Außerdem zeigen Untersuchungen, dass oft Zweifel zurückbleiben bei denjenigen, die Falschinformationen zunächst geglaubt hatten, selbst nachdem diese als solche entlarvt worden sind. Deshalb sagen Experten, dass der Kampf gegen Desinformation deutlich früher ansetzen muss. Genauso wichtig sei, Menschen darin zu schulen, Falschinformationen selbst zu erkennen.

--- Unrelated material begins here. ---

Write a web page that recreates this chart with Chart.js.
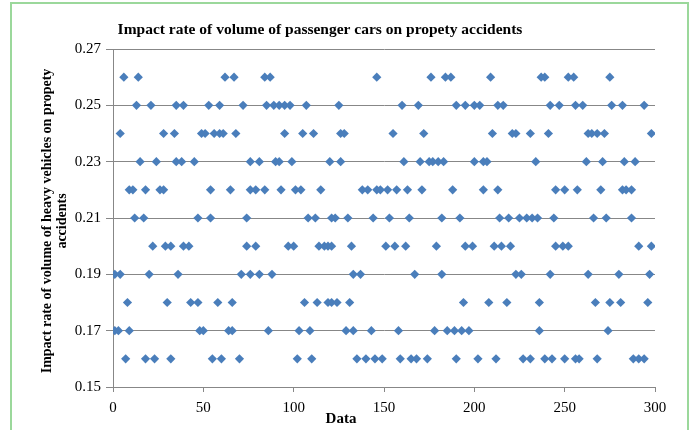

Allerdings hat Deutschland jahrelang seine Chance verpasst, genau das zu tun. Schon vor einem Jahrzehnt drängten Parlamentarier und Parlamentarierinnen in der Bundestag-Enquete-Kommission "Internet und digitale Gesellschaft" darauf, Bildungsinitiativen im Bereich "Medienkompetenz" hochzufahren. Aber ihre Empfehlungen verpufften. Und im Gegensatz zu Ländern wie Finnland, das seit 2016 in weiterführenden Schulen "plattformübergreifende Informationskompetenz" unterrichtet, hat Deutschland selbst seitdem keine ähnlich groß angelegten Initiativen.
Nur die wenigsten sind wirklich fit
Das hat Folgen. Laut einer aktuellen Studie des Think-Tanks Stiftung Neue Verantwortung kann nur etwas mehr als ein Fünftel der Deutschen gut zwischen zuverlässigen und unzuverlässigen Informationen online unterscheiden. Eine ernüchternde Zahl. Und sie macht deutlich, dass - angesichts zunehmender Verbreitung von Desinformationen auf wenig regulierten Messenger-Diensten wie Telegram - die Förderung von Medienkompetenz wichtiger denn je ist.
Das Problem dabei ist: Solche Bildungskampagnen brauchen Zeit. Und vier Monate vor dem Wahltag ist Deutschland die Zeit davongelaufen - zumindest was diese Bundestagswahl betrifft. Aber es ist trotzdem nicht zu spät damit zu beginnen, im Gegenteil. Das Problem von Online-Desinformationen wird uns erhalten bleiben.